CEMPR debate consensualidade na esfera pública
04/09/2020 20:24h
A comunidade jurídica conheceu dois exemplos de sucesso na utilização dos métodos autocompositivos na administração pública, através do evento online realizado pela Comissão Especial de Mediação e Práticas Restaurativas (CEMPR), na quarta-feira (02). O Programa Mediar/RS da Polícia Civil do RS e a Câmara de Conciliação da Administração Federal (CCAF) foram detalhados em seus métodos e objetivos.
O vice-presidente acadêmico da CEMPR, Juliano Alves Lopes, ressaltou o trabalho da comissão na capacitação da advocacia: “Trabalhamos, em conjunto com a Escola Superior de Advocacia (ESA) da OAB/RS, na capacitação do advogado nos métodos de autocomposição. A atuação do advogado passou por uma transformação, e a gente sabe que na faculdade muitos não tiveram a oportunidade de adquirir esse conhecimento. Já tivemos conquistas importantes nesse sentido, a inclusão dos métodos autocompositivos nos currículos das faculdades e a consensualidade como disciplina obrigatória no exame da OAB/RS”, destacou.
A vice-presidente da administração pública da CEMPR, Tatiana de Marsillac Linn, foi mediadora do debate. A advogada ressaltou que, com alguns ajustes, é possível preservar as técnicas de mediação na administração pública: “As soluções precisam ser verdadeiramente consensuadas, com a participação ativa dos participantes. É um trabalho que exige paciência, estudos, dedicação, mas, aos poucos, acredito que estamos mudando a cultura adversarial que temos”, observou.
Mediação em matéria criminal
Apesar de existir desde 2013, o projeto Mediar/RS, desenvolvido pela Polícia Civil gaúcha, ainda causa estranheza no meio jurídico. Como conceitos da justiça restaurativa, da mediação de conflitos são aplicados dentro de uma delegacia de polícia?
A coordenadora do programa, delegada Sabrina Deffente, explica como funciona a aplicação da mediação no programa: “A justiça restaurativa é aplicada, pelo método da mediação, na resolução de conflitos criminais que chegam diariamente através dos boletins de ocorrência. Utilizamos a mediação nos delitos em que as ações penais sejam disponíveis ou nos casos passíveis de composição entre as partes, principalmente quando há relações de continuidade, sempre com adesão voluntária das partes”, explicou.

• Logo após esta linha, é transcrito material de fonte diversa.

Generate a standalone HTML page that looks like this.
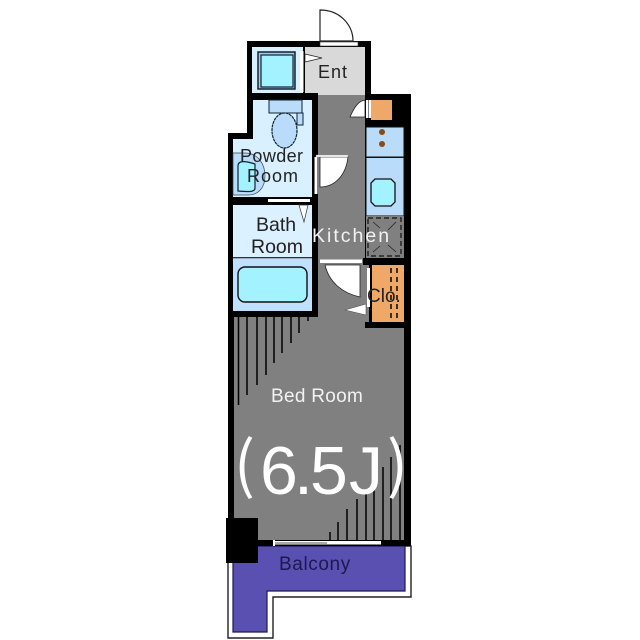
<!DOCTYPE html>
<html><head><meta charset="utf-8"><style>
html,body{margin:0;padding:0;background:#fff}
svg{display:block;filter:blur(.35px)}
text{font-family:"Liberation Sans",sans-serif}
</style></head><body>
<svg width="640" height="640" viewBox="0 0 640 640" xmlns="http://www.w3.org/2000/svg">
<!-- balcony -->
<path d="M228 546H411V597H273V638H228Z" fill="#fff" stroke="#222" stroke-width="1.4"/>
<path d="M233 546H405V591H267V632H233Z" fill="#5a50b2" stroke="#1c1850" stroke-width="1.2"/>
<!-- outer black -->
<path d="M247 41H371V94H411V546H228V133H247Z" fill="#000"/>
<!-- floor -->
<rect x="234" y="317" width="170" height="223" fill="#808080"/>
<rect x="318" y="95" width="47" height="225" fill="#808080"/>
<rect x="365" y="265" width="4" height="57" fill="#808080"/>
<rect x="365" y="328" width="39" height="10" fill="#808080"/>
<!-- washer room and entry -->
<rect x="252" y="47" width="51" height="46" fill="#d8f0ff"/>
<rect x="305" y="47" width="60" height="48" fill="#d9d9d9"/>
<rect x="297" y="93" width="21" height="2" fill="#000"/>
<rect x="258" y="52" width="37" height="37" fill="#a8c8e0" stroke="#123" stroke-width="1.5"/>
<rect x="261" y="55" width="32" height="32" fill="#a2f2ff" stroke="#123" stroke-width="1.2"/>
<rect x="300" y="51" width="3.500" height="41" fill="#fff"/>
<path d="M305 54V62L322 58Z" fill="#fff" stroke="#222" stroke-width=".7"/>
<!-- entry door -->
<path d="M320 10C340 10 353 25 353 41H320Z" fill="#fff" stroke="#222" stroke-width="1.2"/>
<rect x="320" y="42" width="38" height="4" fill="#fff" stroke="#333" stroke-width=".6"/>
<!-- powder room -->
<path d="M253 100H312V197H233V139H253Z" fill="#d8f0ff"/>
<rect x="269" y="100" width="33" height="13" fill="#b8dcfa" stroke="#123" stroke-width="1"/>
<rect x="297" y="113" width="6" height="12" fill="#b8dcfa" stroke="#123" stroke-width="1"/>
<ellipse cx="284.500" cy="130.500" rx="12.500" ry="17.500" fill="#b8dcfa" stroke="#123" stroke-width="1.2" stroke-dasharray="3 .6"/>
<path d="M233 153H245C257 153 265 163 265 176C265 188 258 195 248 195H233Z" fill="#b8dcfa" stroke="#345" stroke-width=".7"/>
<path d="M238 166C238 160 246 161 255 164V188C255 192 250 192 238 191Z" fill="#a2f2ff" stroke="#123" stroke-width="1.2"/>
<!-- bath room -->
<rect x="233" y="205" width="79" height="52" fill="#dcf1ff"/>
<rect x="233" y="258" width="79" height="53" fill="#c0e0ff"/>
<rect x="233" y="257" width="79" height="1.300" fill="#333"/>
<rect x="238" y="267" width="69" height="35" rx="7" fill="#a2f2ff" stroke="#111" stroke-width="1.4"/>
<rect x="268" y="199" width="42" height="3" fill="#fff"/>
<path d="M299 205H308L304 222Z" fill="#fff" stroke="#333" stroke-width=".7"/>
<!-- powder door -->
<path d="M320 157H348C346 175 335 187 320 187Z" fill="#fff" stroke="#222" stroke-width=".8"/>
<rect x="316" y="155" width="32" height="2" fill="#fff" stroke="#888" stroke-width=".4"/>
<rect x="314.500" y="157" width="3" height="37" fill="#fff"/>
<!-- kitchen right side -->
<rect x="365" y="94" width="46" height="33" fill="#000"/>
<rect x="371" y="100" width="21" height="20" fill="#f0a868"/>
<rect x="366" y="100" width="2.500" height="18" fill="#fff"/>
<rect x="369" y="100" width="2" height="18" fill="#fff"/>
<path d="M350 117C354 108 358 101 365 100V117Z" fill="#fff" stroke="#222" stroke-width=".8"/>
<rect x="366" y="127" width="38" height="89" fill="#b8dcfa" stroke="#111" stroke-width="1"/>
<rect x="366" y="156.500" width="38" height="1.500" fill="#111"/>
<circle cx="382" cy="132" r="3" fill="#8a4a10"/>
<circle cx="382" cy="144" r="3" fill="#8a4a10"/>
<path d="M375 179H391L395 183V202L391 206H375L371 202V183Z" fill="#a2f2ff" stroke="#111" stroke-width="1.3"/>
<rect x="366" y="216" width="38" height="42" fill="#808080"/>
<rect x="368" y="218" width="33" height="38" fill="none" stroke="#111" stroke-width="1.2" stroke-dasharray="5 3"/>
<path d="M373 222L380 228M396 222L388 230M373 252L380 246M396 252L388 245" stroke="#222" stroke-width=".8"/>
<!-- closet -->
<rect x="363" y="258" width="48" height="7" fill="#000"/>
<rect x="369" y="258" width="3" height="64" fill="#000"/>
<rect x="365" y="322" width="46" height="6" fill="#000"/>
<rect x="372" y="265" width="32" height="57" fill="#f0a868"/>
<path d="M391 268V322M397 268V322" stroke="#111" stroke-width="1.600" stroke-dasharray="5 4"/>
<rect x="367" y="268" width="3" height="39" fill="#fff"/>
<path d="M366 304V315L345 310Z" fill="#fff" stroke="#555" stroke-width=".6"/>
<!-- closet door -->
<path d="M325 265H360V297C342 293 329 282 325 265Z" fill="#fff" stroke="#222" stroke-width=".8"/>
<rect x="320" y="259.500" width="42" height="3.500" fill="#fff"/>
<!-- hatch -->
<g stroke="#000" stroke-width="1.500">
<path d="M238.500 317V405M247 317V395M257 317V385M266 317V375M274 317V363M282 317V353M291 317V343M299 317V333M308 317V321"/>
<path d="M330 540V532M338 540V522M347 540V509M357 540V499M366 540V492M374 540V483M383 540V467M391 540V457M400 540V445"/>
</g>
<!-- column and bottom window -->
<rect x="226" y="518" width="32" height="45" fill="#000"/>
<rect x="274" y="541" width="107" height="3.500" fill="#fff"/>
<rect x="274" y="542.500" width="53" height="1" fill="#555"/>
<rect x="273" y="540" width="2" height="6" fill="#fff"/>
<!-- labels -->
<text x="318" y="78" font-size="18" letter-spacing="1" fill="#222">Ent</text>
<text x="240" y="162" font-size="18" letter-spacing=".4" fill="#222">Powder</text>
<text x="247" y="182" font-size="18" letter-spacing="1" fill="#222">Room</text>
<text x="256" y="231" font-size="19.500" fill="#222">Bath</text>
<text x="251" y="253" font-size="19.500" fill="#222">Room</text>
<text x="312" y="242" font-size="19.500" letter-spacing="2" fill="#f2f2f2">Kitchen</text>
<text x="367" y="302" font-size="19" fill="#222">Clo.</text>
<text x="271" y="402" font-size="19" letter-spacing=".3" fill="#f2f2f2">Bed Room</text>
<text x="279" y="570" font-size="19" letter-spacing=".6" fill="#1c1850">Balcony</text>
<text x="260 294 310 349" y="494" font-size="68" fill="#fff">6.5J</text>
<text x="234" y="487" font-size="62" fill="#fff" style="font-family:'Noto Sans CJK JP',sans-serif">(</text>
<text x="387" y="487" font-size="62" fill="#fff" style="font-family:'Noto Sans CJK JP',sans-serif">)</text>
</svg>
</body></html>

O projeto Mediar/RS iniciou como um programa piloto, em 2013, e, devido ao seu sucesso, hoje é um programa permanente da Polícia Civil, que serve de inspiração para as demais polícias judiciais do país.
“A nossa ideia sempre foia de evitar, dentro do possível, o que chamamos de espiral criminosa. O delito que não é tratado de uma forma rápida, tende a se agravar e se tornar delitos de maior gravidade. Notamos que as pessoas que buscavam a delegacia raríssimas vezes queriam a condenação da outra parte, o que queriam era, em um local seguro, expor seus sentimentos e frustações, escutar um pedido de desculpas ou apenas viver em um ambiente de mais tranquilidade”, assegurou.

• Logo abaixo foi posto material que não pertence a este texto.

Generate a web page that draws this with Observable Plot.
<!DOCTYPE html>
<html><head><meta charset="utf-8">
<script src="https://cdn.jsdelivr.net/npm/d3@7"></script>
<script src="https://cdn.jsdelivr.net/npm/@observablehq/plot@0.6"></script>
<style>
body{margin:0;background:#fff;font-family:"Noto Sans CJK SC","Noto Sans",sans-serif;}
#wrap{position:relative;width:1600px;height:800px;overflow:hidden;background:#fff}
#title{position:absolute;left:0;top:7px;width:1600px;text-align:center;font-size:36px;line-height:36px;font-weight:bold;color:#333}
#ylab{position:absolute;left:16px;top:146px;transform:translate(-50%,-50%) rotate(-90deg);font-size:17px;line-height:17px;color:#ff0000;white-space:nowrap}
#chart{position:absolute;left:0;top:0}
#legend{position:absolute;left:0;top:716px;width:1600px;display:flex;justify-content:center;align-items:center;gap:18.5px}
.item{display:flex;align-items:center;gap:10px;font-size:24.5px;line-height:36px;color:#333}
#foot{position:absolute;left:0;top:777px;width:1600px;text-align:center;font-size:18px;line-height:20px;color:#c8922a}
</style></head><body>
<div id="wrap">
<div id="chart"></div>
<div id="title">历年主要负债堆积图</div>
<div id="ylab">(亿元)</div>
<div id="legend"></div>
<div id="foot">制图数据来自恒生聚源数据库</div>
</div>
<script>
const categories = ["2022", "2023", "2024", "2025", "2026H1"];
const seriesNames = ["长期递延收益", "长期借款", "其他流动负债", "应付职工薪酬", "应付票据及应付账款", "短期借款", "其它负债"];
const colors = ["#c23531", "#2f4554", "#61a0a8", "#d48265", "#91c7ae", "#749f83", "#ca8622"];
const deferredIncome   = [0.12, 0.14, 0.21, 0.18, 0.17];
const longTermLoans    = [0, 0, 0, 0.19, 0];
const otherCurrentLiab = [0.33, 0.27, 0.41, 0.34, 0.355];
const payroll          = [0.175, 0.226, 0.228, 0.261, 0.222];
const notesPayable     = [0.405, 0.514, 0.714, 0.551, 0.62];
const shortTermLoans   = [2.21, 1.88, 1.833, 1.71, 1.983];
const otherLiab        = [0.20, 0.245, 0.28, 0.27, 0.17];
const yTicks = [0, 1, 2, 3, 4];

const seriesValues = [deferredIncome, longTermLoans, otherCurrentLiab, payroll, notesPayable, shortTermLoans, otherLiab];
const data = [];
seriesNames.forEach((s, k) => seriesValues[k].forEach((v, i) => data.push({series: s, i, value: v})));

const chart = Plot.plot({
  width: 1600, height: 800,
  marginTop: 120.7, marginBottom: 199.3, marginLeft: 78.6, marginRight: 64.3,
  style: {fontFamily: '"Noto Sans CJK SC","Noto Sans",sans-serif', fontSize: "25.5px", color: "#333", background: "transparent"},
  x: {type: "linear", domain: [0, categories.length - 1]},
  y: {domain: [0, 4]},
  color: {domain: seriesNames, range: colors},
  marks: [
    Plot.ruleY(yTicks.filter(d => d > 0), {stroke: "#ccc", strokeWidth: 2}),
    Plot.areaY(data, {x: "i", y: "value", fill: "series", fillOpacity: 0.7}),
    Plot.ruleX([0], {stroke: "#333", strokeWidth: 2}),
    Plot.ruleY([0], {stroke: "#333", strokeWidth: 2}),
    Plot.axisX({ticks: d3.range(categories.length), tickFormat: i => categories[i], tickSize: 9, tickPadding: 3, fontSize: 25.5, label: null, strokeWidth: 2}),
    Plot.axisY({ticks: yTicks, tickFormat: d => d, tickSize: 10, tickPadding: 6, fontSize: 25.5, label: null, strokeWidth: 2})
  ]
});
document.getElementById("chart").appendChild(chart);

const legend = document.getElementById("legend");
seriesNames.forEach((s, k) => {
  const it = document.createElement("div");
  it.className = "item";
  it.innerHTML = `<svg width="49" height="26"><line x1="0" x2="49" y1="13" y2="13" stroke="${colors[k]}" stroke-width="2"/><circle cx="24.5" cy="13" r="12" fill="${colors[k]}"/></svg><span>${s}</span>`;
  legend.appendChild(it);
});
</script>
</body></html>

Desde 2013, já foram realizadas 7.800 mediações, e o índice de reincidência das relações mediadas não chega a 1%. “Acredito que conseguimos devolver às partes o protagonismo sobre seus atos. O que explica a baixa reincidência, na minha opinião, é que o futuro daquela relação é decidido pelas partes e não por um terceiro. Acompanhando as audiências, percebi que, muitas vezes, as decisões tomadas pelas partes não seriam as tomadas por mim ou por um juiz, mas é a decisão viável e palpável pelas partes, o que facilita o cumprimento do que é acordado”, ponderou.
“Não há pacificação no judiciário”
A outra convidada do evento, coordenadora-geral da Câmara de Conciliação da Administração Federal (CCAF), Kaline Ferreira, falou sobre os prejuízos de uma ação judicial: “De forma geral, pacificação não se encontra no judiciário. Se encontra uma solução impositiva. E a falta de pacificação para relações contínuas e duradouras cria traumas”, argumentou.
Kaline destacou as mudanças que julga necessárias no comportamento dos advogados: “A CAAF espera que a advocacia esteja preparada para a mediação, precisamos de advogados negociadores, capazes de prestar assessoria aos seus clientes, fazer uma análise de riscos, saber até onde podem ir na negociação, que entendam a linguagem do mediador e dos outros participantes. Ser advogado não pressupõe que você está preparado para processos autocompositivos, é preciso se capacitar”, defendeu.
A advogada da União afirmou, ainda, que os órgãos de controle também devem apoiar mais as práticas restaurativas: “Todas as nossas estruturas precisam estar preparadas para isso. Nossos órgãos de controle conhecem muito pouco sobre a autocomposição, o que torna o desafio também interno”, avaliou.